AFTERWORD

Goliath is a novel of alternate history, so most of its characters, creatures, and machines are my own inventions. But the historical locations and events are modeled closely on the realities of the First World War, and some of the characters are real people. Here’s a quick review of what’s true and what’s fictional in the novel.

At roughly 7:14 a.m. on June 30, 1908, a huge fireball exploded in the wilds of Siberia. Hundreds of kilometers away, people were knocked from their feet and windows were shattered by the blast. Due to its remote location, the Tunguska event wasn’t studied by scientists for many years, and only recently has it been determined that a meteorite impact caused the destruction. (Or maybe it was a comet fragment. We’re not that certain.) Many hypotheses about the cause were proposed in the intervening decades—from aliens to black holes to antimatter, and even experiments performed by the great inventor Nikola Tesla.

Tesla was world famous in 1914. A Serb immigrant living in New York City, he was working on countless inventions, including a “death ray” that he hoped might make war impossible. His major project since 1901 had been Wardenclyffe Tower, a huge electrical device on Long Island, with which he hoped to broadcast free electrical power to the entire world (and much more). By 1914, however, Tesla’s finances were unraveling, and he began to make wilder and wilder claims about what he could accomplish. The tower was never completed, and in 1915 the land it stood on was deeded to the Waldorf-Astoria hotel in lieu of money owed. (That’s right, a mad scientist’s lair was handed over to pay a hotel bill.) The tower was destroyed in 1917 by the U.S. government, who feared that Germans might use it as a transmitter or navigation landmark.

William Randolph Hearst and Joseph Pulitzer were rival newspaper moguls for many decades. Both were known for their so-called yellow journalism, stories that valued sensationalism over fact. As in Goliath, Hearst was steadfastly against U.S. entry into the First World War. He also loved motion pictures, and created the Perils of Pauline serial, the first of which is described herein, and which featured the original “cliff-hanger.” (Let’s just say I owe the guy.)
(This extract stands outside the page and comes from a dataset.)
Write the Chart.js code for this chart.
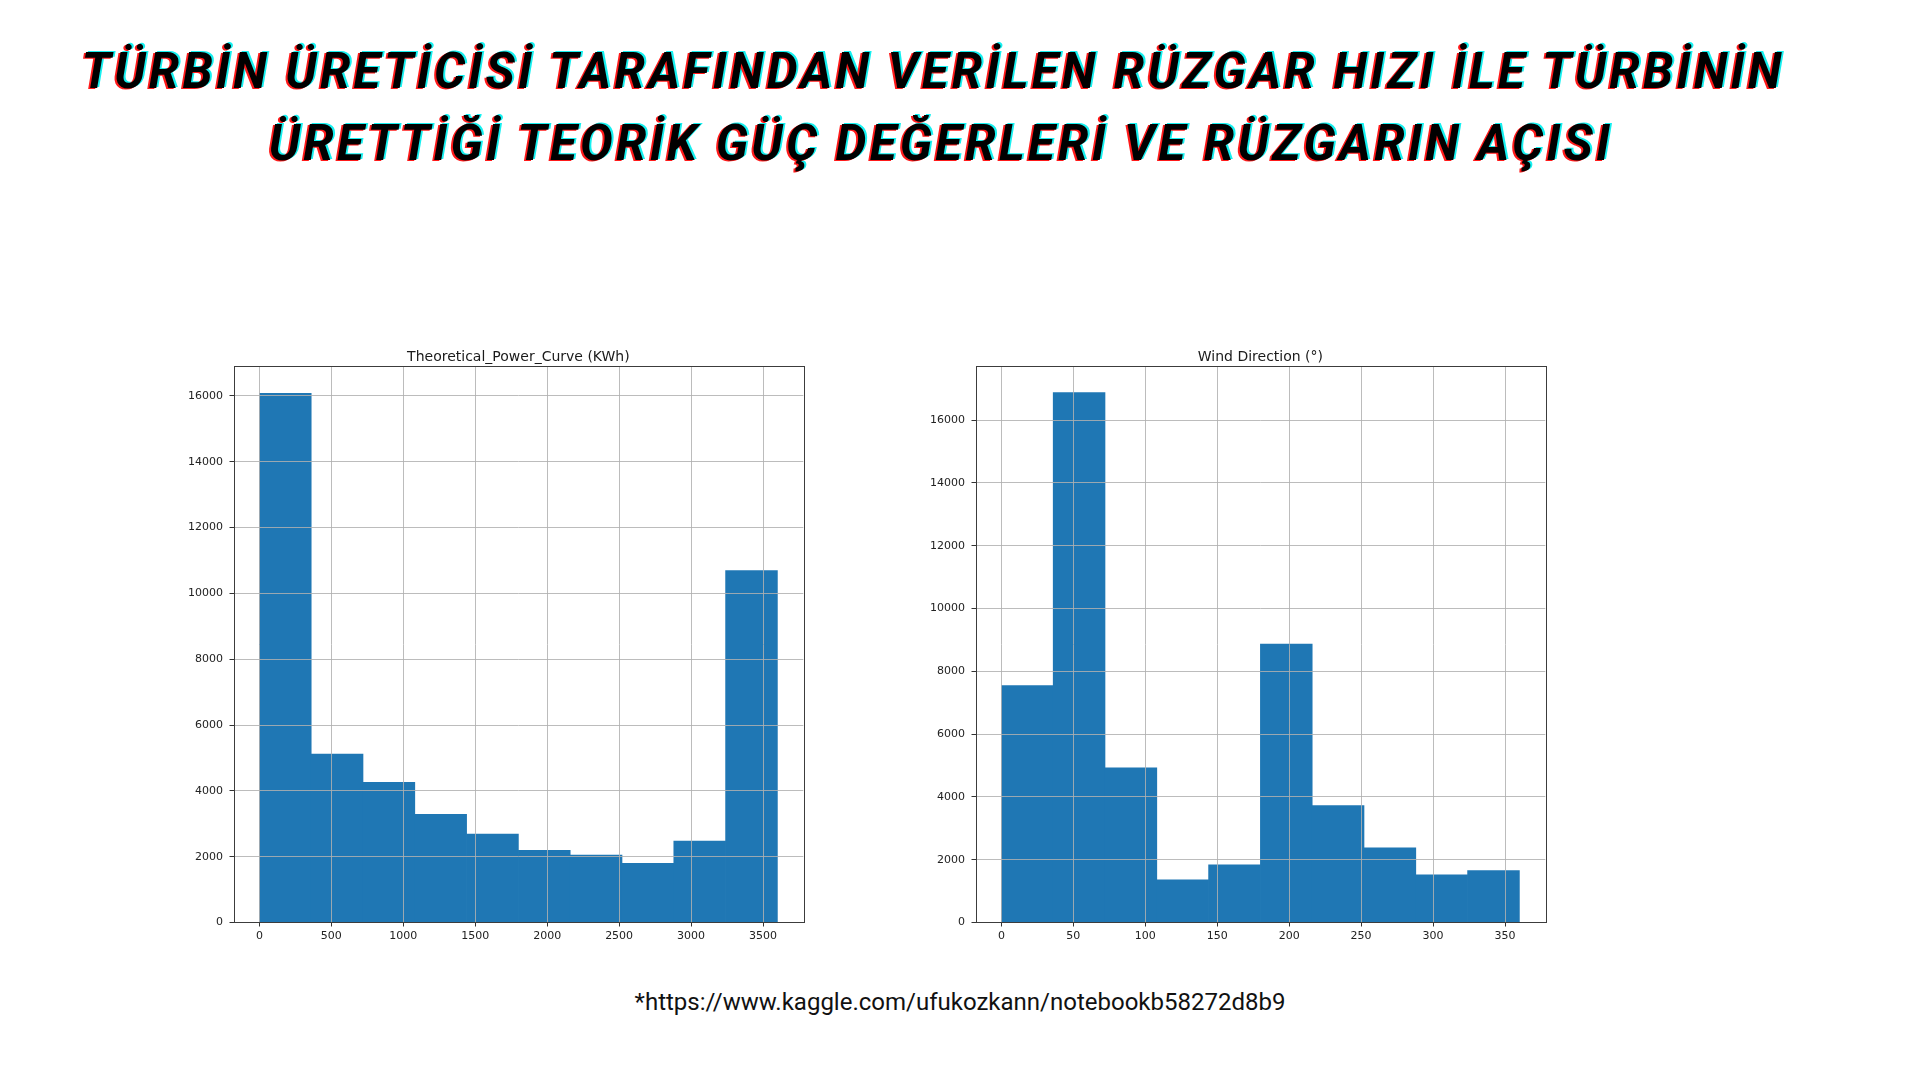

Adela Rogers St. Johns was a “girl reporter” for Hearst newspapers and other papers from age nineteen well into her sixties. She is twenty years old in Goliath, and though she was married by then, I have somewhat capriciously changed history to keep her single. The story of her marriage license being torn in half is true, however. Her autobiography The Honeycomb (1969) is still widely available and is rather awesome.

Francisco “Pancho” Villa was a major figure in the Mexican Revolution of 1910–20. Villa really did have a Hollywood contract to film his battles, and German agents really did supply various revolutionary factions in hopes of gaining influence in Mexico. When the United States finally entered World War I in 1917, it was partly due to the discovery of the Zimmerman Telegram, an offer from the German Empire to assist Mexico if it attacked the United States. So I thought it would make sense to make the Mexican Revolution part of my story. Dr. Mariano Azuela was not really Villa’s personal physician, but he was a fine writer, and his novels and stories are among the best about the Mexican Revolution.

The two Japanese boffins mentioned by name, Sakichi Toyoda and Kokichi Mikimoto, are both real; the former founded the company we now call Toyota. Hearst’s lieutenant Philip Francis is also a historical figure, and it was discovered after his death that he had been born Philip Diefendorf. It is unlikely that he was a German agent—he isn’t a German agent in Goliath, either—but many Americans with German names were persecuted during World War I, including one of my great-great-uncles.

The most important departures from history in this series, of course, lie not in these details, nor even in my fantastical technologies. The greatest changes are in the course of the war itself. In the real world, with no airship Leviathan to visit Istanbul, the Ottoman Empire joined the Central (“Clanker”) Powers and cut off Russian food supplies. The long and bloody battle of Gallipoli failed to force The Straits, and the vigor of the Russian army was blunted. And of course there was no German attack on Shoreham, New York, so the United States remained neutral for three more years. In the meantime the war ground down into a horrific stalemate, and by its end Europe lay in ruins, setting the stage for the horrors of a second world war to follow.

At the end of Goliath, however, my fictional Great War would seem to be drawing to a close. The Germans have fewer allies and stronger enemies, mostly thanks to the brave officers and crew of the Leviathan. Europe may well emerge from this war less devastated than in our world, and therefore less vulnerable to worse tragedies to come. It’s only too bad that Alek and Deryn have no way of seeing into our history and knowing how great a difference they made.

But then again, at the moment they have better things to do.